▶ **DIRECTION**
Reproduce this listing in full.

▶ **GIVEN INFORMATION**
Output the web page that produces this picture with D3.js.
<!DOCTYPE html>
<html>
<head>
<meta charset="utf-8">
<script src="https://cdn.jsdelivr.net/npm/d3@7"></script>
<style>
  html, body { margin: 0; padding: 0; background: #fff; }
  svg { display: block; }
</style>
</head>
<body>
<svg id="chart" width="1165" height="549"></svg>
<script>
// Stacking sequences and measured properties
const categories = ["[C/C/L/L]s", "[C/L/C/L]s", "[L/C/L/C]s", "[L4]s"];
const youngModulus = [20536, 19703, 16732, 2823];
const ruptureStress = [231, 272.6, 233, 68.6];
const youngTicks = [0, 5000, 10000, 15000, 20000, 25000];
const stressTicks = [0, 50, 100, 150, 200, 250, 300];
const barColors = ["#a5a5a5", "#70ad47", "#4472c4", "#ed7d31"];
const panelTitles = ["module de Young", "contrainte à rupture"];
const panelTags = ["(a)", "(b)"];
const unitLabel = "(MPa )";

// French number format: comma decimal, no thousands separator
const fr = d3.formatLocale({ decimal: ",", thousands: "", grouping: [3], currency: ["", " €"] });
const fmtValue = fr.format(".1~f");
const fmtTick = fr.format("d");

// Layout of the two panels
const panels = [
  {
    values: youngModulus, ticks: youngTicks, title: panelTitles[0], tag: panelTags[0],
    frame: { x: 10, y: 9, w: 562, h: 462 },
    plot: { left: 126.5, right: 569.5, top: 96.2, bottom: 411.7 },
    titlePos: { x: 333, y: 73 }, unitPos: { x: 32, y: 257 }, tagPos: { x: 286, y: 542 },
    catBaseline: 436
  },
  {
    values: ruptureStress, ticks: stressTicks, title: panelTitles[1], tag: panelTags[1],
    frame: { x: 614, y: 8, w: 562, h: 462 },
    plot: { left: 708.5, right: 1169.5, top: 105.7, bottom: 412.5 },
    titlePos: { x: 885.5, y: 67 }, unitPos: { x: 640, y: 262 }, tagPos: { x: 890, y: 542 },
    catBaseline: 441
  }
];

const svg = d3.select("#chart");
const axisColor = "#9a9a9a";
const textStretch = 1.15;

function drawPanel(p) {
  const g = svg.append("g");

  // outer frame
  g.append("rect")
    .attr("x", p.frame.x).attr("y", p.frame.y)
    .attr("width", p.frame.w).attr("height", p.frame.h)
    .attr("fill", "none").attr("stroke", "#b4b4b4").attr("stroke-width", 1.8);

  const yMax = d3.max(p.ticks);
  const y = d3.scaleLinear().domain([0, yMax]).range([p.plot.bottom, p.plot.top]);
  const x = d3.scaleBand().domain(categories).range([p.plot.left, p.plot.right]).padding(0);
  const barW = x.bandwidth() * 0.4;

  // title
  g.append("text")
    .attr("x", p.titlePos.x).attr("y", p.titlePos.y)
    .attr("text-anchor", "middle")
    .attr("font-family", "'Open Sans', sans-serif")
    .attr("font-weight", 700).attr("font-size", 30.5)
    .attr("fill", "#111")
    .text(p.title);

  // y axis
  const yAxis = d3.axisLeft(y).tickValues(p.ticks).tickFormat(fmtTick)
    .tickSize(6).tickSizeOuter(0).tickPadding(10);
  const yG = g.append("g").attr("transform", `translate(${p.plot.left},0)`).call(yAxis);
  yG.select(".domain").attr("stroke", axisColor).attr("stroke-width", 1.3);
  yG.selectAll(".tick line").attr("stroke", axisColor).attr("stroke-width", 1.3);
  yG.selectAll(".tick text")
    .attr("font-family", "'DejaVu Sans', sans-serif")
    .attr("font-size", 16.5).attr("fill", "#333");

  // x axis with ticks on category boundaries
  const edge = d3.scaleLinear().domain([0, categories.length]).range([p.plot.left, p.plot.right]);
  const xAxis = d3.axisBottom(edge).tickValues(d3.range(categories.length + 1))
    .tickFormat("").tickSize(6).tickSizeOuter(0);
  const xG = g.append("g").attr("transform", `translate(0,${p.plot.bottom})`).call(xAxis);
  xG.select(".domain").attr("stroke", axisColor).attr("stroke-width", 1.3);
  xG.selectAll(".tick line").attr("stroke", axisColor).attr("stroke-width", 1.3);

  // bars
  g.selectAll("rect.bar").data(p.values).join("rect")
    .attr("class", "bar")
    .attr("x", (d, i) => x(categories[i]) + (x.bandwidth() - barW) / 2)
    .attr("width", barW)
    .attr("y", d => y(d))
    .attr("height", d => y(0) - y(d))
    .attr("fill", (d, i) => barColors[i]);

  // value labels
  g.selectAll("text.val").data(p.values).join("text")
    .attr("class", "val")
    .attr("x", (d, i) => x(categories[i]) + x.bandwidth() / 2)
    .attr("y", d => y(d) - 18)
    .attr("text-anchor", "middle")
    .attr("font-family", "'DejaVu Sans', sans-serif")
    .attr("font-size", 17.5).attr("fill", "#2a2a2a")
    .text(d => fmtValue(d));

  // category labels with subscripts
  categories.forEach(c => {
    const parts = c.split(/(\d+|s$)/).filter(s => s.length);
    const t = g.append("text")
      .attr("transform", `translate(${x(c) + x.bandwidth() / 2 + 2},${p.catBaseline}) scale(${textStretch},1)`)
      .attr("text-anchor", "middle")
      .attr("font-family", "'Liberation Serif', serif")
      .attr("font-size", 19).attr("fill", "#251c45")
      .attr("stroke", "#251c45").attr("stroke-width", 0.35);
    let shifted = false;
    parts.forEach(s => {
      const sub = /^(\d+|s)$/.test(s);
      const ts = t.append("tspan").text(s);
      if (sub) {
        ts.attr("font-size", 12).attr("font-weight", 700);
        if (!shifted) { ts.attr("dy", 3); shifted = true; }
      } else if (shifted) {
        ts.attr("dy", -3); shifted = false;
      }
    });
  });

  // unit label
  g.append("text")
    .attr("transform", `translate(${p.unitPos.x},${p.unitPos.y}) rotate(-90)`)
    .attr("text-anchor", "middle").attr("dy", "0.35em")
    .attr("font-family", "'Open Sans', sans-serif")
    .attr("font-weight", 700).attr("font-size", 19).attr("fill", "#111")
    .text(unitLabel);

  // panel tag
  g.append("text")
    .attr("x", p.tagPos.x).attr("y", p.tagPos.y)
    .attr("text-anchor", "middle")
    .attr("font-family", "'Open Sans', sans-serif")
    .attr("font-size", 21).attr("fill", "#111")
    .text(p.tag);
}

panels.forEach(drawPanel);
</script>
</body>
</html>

▶ **RESULT**
Output the web page that produces this picture with D3.js.
<!DOCTYPE html>
<html>
<head>
<meta charset="utf-8">
<script src="https://cdn.jsdelivr.net/npm/d3@7"></script>
<style>
  html, body { margin: 0; padding: 0; background: #fff; }
  svg { display: block; }
</style>
</head>
<body>
<svg id="chart" width="1165" height="549"></svg>
<script>
// Stacking sequences and measured properties
const categories = ["[C/C/L/L]s", "[C/L/C/L]s", "[L/C/L/C]s", "[L4]s"];
const youngModulus = [20536, 19703, 16732, 2823];
const ruptureStress = [231, 272.6, 233, 68.6];
const youngTicks = [0, 5000, 10000, 15000, 20000, 25000];
const stressTicks = [0, 50, 100, 150, 200, 250, 300];
const barColors = ["#a5a5a5", "#70ad47", "#4472c4", "#ed7d31"];
const panelTitles = ["module de Young", "contrainte à rupture"];
const panelTags = ["(a)", "(b)"];
const unitLabel = "(MPa )";

// French number format: comma decimal, no thousands separator
const fr = d3.formatLocale({ decimal: ",", thousands: "", grouping: [3], currency: ["", " €"] });
const fmtValue = fr.format(".1~f");
const fmtTick = fr.format("d");

// Layout of the two panels
const panels = [
  {
    values: youngModulus, ticks: youngTicks, title: panelTitles[0], tag: panelTags[0],
    frame: { x: 10, y: 9, w: 562, h: 462 },
    plot: { left: 126.5, right: 569.5, top: 96.2, bottom: 411.7 },
    titlePos: { x: 333, y: 73 }, unitPos: { x: 32, y: 257 }, tagPos: { x: 286, y: 542 },
    catBaseline: 436
  },
  {
    values: ruptureStress, ticks: stressTicks, title: panelTitles[1], tag: panelTags[1],
    frame: { x: 614, y: 8, w: 562, h: 462 },
    plot: { left: 708.5, right: 1169.5, top: 105.7, bottom: 412.5 },
    titlePos: { x: 885.5, y: 67 }, unitPos: { x: 640, y: 262 }, tagPos: { x: 890, y: 542 },
    catBaseline: 441
  }
];

const svg = d3.select("#chart");
const axisColor = "#9a9a9a";
const textStretch = 1.15;

function drawPanel(p) {
  const g = svg.append("g");

  // outer frame
  g.append("rect")
    .attr("x", p.frame.x).attr("y", p.frame.y)
    .attr("width", p.frame.w).attr("height", p.frame.h)
    .attr("fill", "none").attr("stroke", "#b4b4b4").attr("stroke-width", 1.8);

  const yMax = d3.max(p.ticks);
  const y = d3.scaleLinear().domain([0, yMax]).range([p.plot.bottom, p.plot.top]);
  const x = d3.scaleBand().domain(categories).range([p.plot.left, p.plot.right]).padding(0);
  const barW = x.bandwidth() * 0.4;

  // title
  g.append("text")
    .attr("x", p.titlePos.x).attr("y", p.titlePos.y)
    .attr("text-anchor", "middle")
    .attr("font-family", "'Open Sans', sans-serif")
    .attr("font-weight", 700).attr("font-size", 30.5)
    .attr("fill", "#111")
    .text(p.title);

  // y axis
  const yAxis = d3.axisLeft(y).tickValues(p.ticks).tickFormat(fmtTick)
    .tickSize(6).tickSizeOuter(0).tickPadding(10);
  const yG = g.append("g").attr("transform", `translate(${p.plot.left},0)`).call(yAxis);
  yG.select(".domain").attr("stroke", axisColor).attr("stroke-width", 1.3);
  yG.selectAll(".tick line").attr("stroke", axisColor).attr("stroke-width", 1.3);
  yG.selectAll(".tick text")
    .attr("font-family", "'DejaVu Sans', sans-serif")
    .attr("font-size", 16.5).attr("fill", "#333");

  // x axis with ticks on category boundaries
  const edge = d3.scaleLinear().domain([0, categories.length]).range([p.plot.left, p.plot.right]);
  const xAxis = d3.axisBottom(edge).tickValues(d3.range(categories.length + 1))
    .tickFormat("").tickSize(6).tickSizeOuter(0);
  const xG = g.append("g").attr("transform", `translate(0,${p.plot.bottom})`).call(xAxis);
  xG.select(".domain").attr("stroke", axisColor).attr("stroke-width", 1.3);
  xG.selectAll(".tick line").attr("stroke", axisColor).attr("stroke-width", 1.3);

  // bars
  g.selectAll("rect.bar").data(p.values).join("rect")
    .attr("class", "bar")
    .attr("x", (d, i) => x(categories[i]) + (x.bandwidth() - barW) / 2)
    .attr("width", barW)
    .attr("y", d => y(d))
    .attr("height", d => y(0) - y(d))
    .attr("fill", (d, i) => barColors[i]);

  // value labels
  g.selectAll("text.val").data(p.values).join("text")
    .attr("class", "val")
    .attr("x", (d, i) => x(categories[i]) + x.bandwidth() / 2)
    .attr("y", d => y(d) - 18)
    .attr("text-anchor", "middle")
    .attr("font-family", "'DejaVu Sans', sans-serif")
    .attr("font-size", 17.5).attr("fill", "#2a2a2a")
    .text(d => fmtValue(d));

  // category labels with subscripts
  categories.forEach(c => {
    const parts = c.split(/(\d+|s$)/).filter(s => s.length);
    const t = g.append("text")
      .attr("transform", `translate(${x(c) + x.bandwidth() / 2 + 2},${p.catBaseline}) scale(${textStretch},1)`)
      .attr("text-anchor", "middle")
      .attr("font-family", "'Liberation Serif', serif")
      .attr("font-size", 19).attr("fill", "#251c45")
      .attr("stroke", "#251c45").attr("stroke-width", 0.35);
    let shifted = false;
    parts.forEach(s => {
      const sub = /^(\d+|s)$/.test(s);
      const ts = t.append("tspan").text(s);
      if (sub) {
        ts.attr("font-size", 12).attr("font-weight", 700);
        if (!shifted) { ts.attr("dy", 3); shifted = true; }
      } else if (shifted) {
        ts.attr("dy", -3); shifted = false;
      }
    });
  });

  // unit label
  g.append("text")
    .attr("transform", `translate(${p.unitPos.x},${p.unitPos.y}) rotate(-90)`)
    .attr("text-anchor", "middle").attr("dy", "0.35em")
    .attr("font-family", "'Open Sans', sans-serif")
    .attr("font-weight", 700).attr("font-size", 19).attr("fill", "#111")
    .text(unitLabel);

  // panel tag
  g.append("text")
    .attr("x", p.tagPos.x).attr("y", p.tagPos.y)
    .attr("text-anchor", "middle")
    .attr("font-family", "'Open Sans', sans-serif")
    .attr("font-size", 21).attr("fill", "#111")
    .text(p.tag);
}

panels.forEach(drawPanel);
</script>
</body>
</html>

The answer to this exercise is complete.